Exclude the pictures, then repeat the remaining data exactly.

─── Given material ───

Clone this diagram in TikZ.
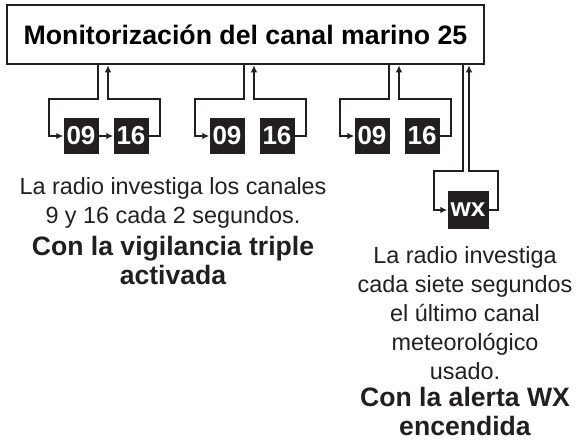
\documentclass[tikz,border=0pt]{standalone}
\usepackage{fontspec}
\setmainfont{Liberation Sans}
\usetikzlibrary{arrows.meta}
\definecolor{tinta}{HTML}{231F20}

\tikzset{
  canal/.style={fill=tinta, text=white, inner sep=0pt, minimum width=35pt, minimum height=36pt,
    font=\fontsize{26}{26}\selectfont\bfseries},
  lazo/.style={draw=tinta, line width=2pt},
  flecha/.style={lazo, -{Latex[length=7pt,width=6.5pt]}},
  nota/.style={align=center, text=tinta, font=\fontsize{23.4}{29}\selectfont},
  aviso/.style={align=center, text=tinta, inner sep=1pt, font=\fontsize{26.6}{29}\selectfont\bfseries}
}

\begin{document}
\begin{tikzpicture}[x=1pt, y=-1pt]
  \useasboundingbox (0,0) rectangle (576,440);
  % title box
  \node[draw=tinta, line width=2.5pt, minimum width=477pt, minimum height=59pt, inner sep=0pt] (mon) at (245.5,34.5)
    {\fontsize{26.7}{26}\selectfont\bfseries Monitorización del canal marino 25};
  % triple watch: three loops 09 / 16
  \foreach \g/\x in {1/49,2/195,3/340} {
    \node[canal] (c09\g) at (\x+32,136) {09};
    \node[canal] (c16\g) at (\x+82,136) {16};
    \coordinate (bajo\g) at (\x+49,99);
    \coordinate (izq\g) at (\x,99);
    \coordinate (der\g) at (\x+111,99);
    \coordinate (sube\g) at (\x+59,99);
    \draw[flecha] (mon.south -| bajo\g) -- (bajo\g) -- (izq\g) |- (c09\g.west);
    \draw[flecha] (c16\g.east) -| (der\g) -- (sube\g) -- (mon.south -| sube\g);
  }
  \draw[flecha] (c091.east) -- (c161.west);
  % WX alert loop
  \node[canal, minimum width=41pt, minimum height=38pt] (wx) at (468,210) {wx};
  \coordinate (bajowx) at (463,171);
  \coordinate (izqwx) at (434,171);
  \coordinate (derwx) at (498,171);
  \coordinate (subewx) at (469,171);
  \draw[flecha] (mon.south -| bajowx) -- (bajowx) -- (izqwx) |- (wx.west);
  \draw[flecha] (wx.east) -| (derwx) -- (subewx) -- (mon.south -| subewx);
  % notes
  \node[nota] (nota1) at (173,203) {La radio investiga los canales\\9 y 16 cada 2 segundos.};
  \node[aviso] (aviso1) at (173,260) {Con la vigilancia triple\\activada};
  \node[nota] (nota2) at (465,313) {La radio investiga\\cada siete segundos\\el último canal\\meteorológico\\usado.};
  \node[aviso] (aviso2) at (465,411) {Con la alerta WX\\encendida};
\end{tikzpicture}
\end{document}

───

• Result below:
Clone this diagram in TikZ.
\documentclass[tikz,border=0pt]{standalone}
\usepackage{fontspec}
\setmainfont{Liberation Sans}
\usetikzlibrary{arrows.meta}
\definecolor{tinta}{HTML}{231F20}

\tikzset{
  canal/.style={fill=tinta, text=white, inner sep=0pt, minimum width=35pt, minimum height=36pt,
    font=\fontsize{26}{26}\selectfont\bfseries},
  lazo/.style={draw=tinta, line width=2pt},
  flecha/.style={lazo, -{Latex[length=7pt,width=6.5pt]}},
  nota/.style={align=center, text=tinta, font=\fontsize{23.4}{29}\selectfont},
  aviso/.style={align=center, text=tinta, inner sep=1pt, font=\fontsize{26.6}{29}\selectfont\bfseries}
}

\begin{document}
\begin{tikzpicture}[x=1pt, y=-1pt]
  \useasboundingbox (0,0) rectangle (576,440);
  % title box
  \node[draw=tinta, line width=2.5pt, minimum width=477pt, minimum height=59pt, inner sep=0pt] (mon) at (245.5,34.5)
    {\fontsize{26.7}{26}\selectfont\bfseries Monitorización del canal marino 25};
  % triple watch: three loops 09 / 16
  \foreach \g/\x in {1/49,2/195,3/340} {
    \node[canal] (c09\g) at (\x+32,136) {09};
    \node[canal] (c16\g) at (\x+82,136) {16};
    \coordinate (bajo\g) at (\x+49,99);
    \coordinate (izq\g) at (\x,99);
    \coordinate (der\g) at (\x+111,99);
    \coordinate (sube\g) at (\x+59,99);
    \draw[flecha] (mon.south -| bajo\g) -- (bajo\g) -- (izq\g) |- (c09\g.west);
    \draw[flecha] (c16\g.east) -| (der\g) -- (sube\g) -- (mon.south -| sube\g);
  }
  \draw[flecha] (c091.east) -- (c161.west);
  % WX alert loop
  \node[canal, minimum width=41pt, minimum height=38pt] (wx) at (468,210) {wx};
  \coordinate (bajowx) at (463,171);
  \coordinate (izqwx) at (434,171);
  \coordinate (derwx) at (498,171);
  \coordinate (subewx) at (469,171);
  \draw[flecha] (mon.south -| bajowx) -- (bajowx) -- (izqwx) |- (wx.west);
  \draw[flecha] (wx.east) -| (derwx) -- (subewx) -- (mon.south -| subewx);
  % notes
  \node[nota] (nota1) at (173,203) {La radio investiga los canales\\9 y 16 cada 2 segundos.};
  \node[aviso] (aviso1) at (173,260) {Con la vigilancia triple\\activada};
  \node[nota] (nota2) at (465,313) {La radio investiga\\cada siete segundos\\el último canal\\meteorológico\\usado.};
  \node[aviso] (aviso2) at (465,411) {Con la alerta WX\\encendida};
\end{tikzpicture}
\end{document}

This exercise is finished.